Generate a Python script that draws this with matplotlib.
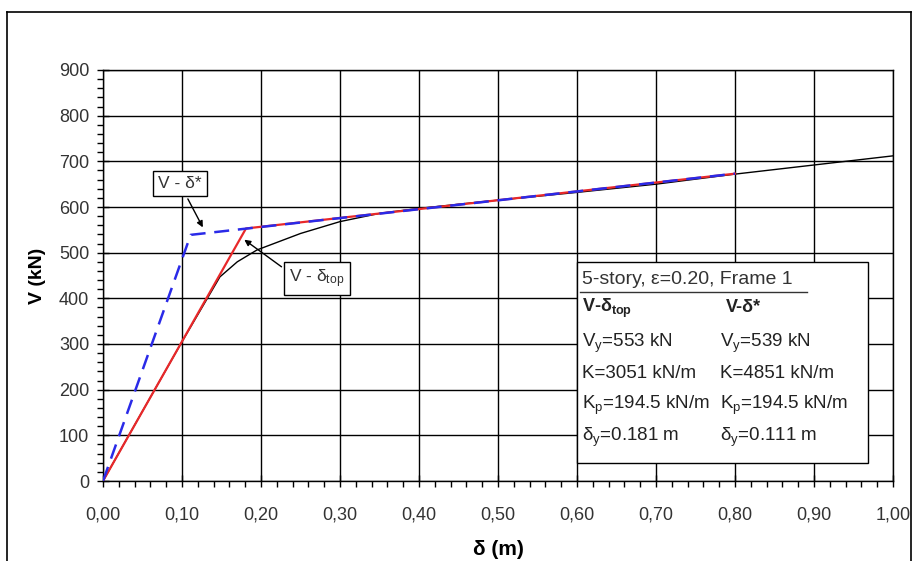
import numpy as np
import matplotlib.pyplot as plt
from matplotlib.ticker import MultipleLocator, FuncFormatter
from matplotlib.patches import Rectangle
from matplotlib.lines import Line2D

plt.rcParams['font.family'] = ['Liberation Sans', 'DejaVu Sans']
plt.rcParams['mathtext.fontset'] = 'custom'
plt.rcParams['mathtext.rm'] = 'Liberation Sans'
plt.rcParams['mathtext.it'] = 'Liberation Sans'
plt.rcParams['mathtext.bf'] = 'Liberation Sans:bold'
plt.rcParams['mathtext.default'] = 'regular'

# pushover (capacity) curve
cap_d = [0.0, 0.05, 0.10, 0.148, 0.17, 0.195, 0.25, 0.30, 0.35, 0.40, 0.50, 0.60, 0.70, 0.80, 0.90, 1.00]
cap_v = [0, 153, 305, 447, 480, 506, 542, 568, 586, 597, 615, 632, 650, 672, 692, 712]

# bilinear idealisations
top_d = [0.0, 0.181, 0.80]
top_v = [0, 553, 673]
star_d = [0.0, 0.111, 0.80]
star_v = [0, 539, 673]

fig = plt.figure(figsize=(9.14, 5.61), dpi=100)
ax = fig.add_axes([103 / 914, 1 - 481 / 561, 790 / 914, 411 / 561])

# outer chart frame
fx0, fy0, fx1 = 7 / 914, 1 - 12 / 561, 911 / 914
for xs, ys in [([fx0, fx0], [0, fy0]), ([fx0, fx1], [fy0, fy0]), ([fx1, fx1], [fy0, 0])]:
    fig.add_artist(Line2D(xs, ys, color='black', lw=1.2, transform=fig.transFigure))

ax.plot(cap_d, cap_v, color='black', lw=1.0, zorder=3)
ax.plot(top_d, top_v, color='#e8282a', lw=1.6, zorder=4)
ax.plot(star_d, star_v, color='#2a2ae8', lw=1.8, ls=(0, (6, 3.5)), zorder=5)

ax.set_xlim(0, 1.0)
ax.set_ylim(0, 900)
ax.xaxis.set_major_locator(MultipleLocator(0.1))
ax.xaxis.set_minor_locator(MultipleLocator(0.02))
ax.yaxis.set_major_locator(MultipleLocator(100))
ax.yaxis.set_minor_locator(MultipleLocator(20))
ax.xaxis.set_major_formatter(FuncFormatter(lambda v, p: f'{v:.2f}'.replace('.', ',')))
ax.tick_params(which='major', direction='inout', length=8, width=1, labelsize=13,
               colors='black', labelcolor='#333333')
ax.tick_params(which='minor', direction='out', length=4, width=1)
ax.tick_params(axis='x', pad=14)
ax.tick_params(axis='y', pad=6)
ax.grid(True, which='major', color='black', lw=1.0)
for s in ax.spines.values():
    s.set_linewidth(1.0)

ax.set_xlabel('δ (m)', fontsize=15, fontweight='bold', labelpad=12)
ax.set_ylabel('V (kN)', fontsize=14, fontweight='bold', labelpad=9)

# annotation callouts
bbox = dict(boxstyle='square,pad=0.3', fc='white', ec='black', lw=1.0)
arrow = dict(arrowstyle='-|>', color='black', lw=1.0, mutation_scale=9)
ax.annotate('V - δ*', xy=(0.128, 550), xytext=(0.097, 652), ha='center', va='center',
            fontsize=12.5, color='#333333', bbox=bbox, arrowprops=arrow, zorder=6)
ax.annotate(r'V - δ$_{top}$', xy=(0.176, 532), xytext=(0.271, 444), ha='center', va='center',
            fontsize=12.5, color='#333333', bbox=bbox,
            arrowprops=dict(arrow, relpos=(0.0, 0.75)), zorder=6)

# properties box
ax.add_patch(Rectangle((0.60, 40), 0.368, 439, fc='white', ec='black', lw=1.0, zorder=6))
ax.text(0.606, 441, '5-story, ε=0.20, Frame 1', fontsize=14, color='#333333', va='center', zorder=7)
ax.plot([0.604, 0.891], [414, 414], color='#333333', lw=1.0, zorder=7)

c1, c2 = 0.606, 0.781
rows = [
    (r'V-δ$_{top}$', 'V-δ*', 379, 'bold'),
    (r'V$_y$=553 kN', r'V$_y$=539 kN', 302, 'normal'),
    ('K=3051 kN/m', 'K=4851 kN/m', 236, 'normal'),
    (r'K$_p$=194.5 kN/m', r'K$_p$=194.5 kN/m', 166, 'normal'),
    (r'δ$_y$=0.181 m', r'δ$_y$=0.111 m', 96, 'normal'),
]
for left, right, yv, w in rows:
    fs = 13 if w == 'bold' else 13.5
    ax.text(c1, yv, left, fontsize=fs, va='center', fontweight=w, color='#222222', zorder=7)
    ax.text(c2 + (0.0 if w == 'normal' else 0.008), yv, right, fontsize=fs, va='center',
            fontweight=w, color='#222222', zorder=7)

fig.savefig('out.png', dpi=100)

------------

Starting at the first line of the material, output exactly the lines up to and including the one with "(6, 3.5)), zorder=5)". Do not include the pictures.

## FULL SOLUTION
Generate a Python script that draws this with matplotlib.
import numpy as np
import matplotlib.pyplot as plt
from matplotlib.ticker import MultipleLocator, FuncFormatter
from matplotlib.patches import Rectangle
from matplotlib.lines import Line2D

plt.rcParams['font.family'] = ['Liberation Sans', 'DejaVu Sans']
plt.rcParams['mathtext.fontset'] = 'custom'
plt.rcParams['mathtext.rm'] = 'Liberation Sans'
plt.rcParams['mathtext.it'] = 'Liberation Sans'
plt.rcParams['mathtext.bf'] = 'Liberation Sans:bold'
plt.rcParams['mathtext.default'] = 'regular'

# pushover (capacity) curve
cap_d = [0.0, 0.05, 0.10, 0.148, 0.17, 0.195, 0.25, 0.30, 0.35, 0.40, 0.50, 0.60, 0.70, 0.80, 0.90, 1.00]
cap_v = [0, 153, 305, 447, 480, 506, 542, 568, 586, 597, 615, 632, 650, 672, 692, 712]

# bilinear idealisations
top_d = [0.0, 0.181, 0.80]
top_v = [0, 553, 673]
star_d = [0.0, 0.111, 0.80]
star_v = [0, 539, 673]

fig = plt.figure(figsize=(9.14, 5.61), dpi=100)
ax = fig.add_axes([103 / 914, 1 - 481 / 561, 790 / 914, 411 / 561])

# outer chart frame
fx0, fy0, fx1 = 7 / 914, 1 - 12 / 561, 911 / 914
for xs, ys in [([fx0, fx0], [0, fy0]), ([fx0, fx1], [fy0, fy0]), ([fx1, fx1], [fy0, 0])]:
    fig.add_artist(Line2D(xs, ys, color='black', lw=1.2, transform=fig.transFigure))

ax.plot(cap_d, cap_v, color='black', lw=1.0, zorder=3)
ax.plot(top_d, top_v, color='#e8282a', lw=1.6, zorder=4)
ax.plot(star_d, star_v, color='#2a2ae8', lw=1.8, ls=(0, (6, 3.5)), zorder=5)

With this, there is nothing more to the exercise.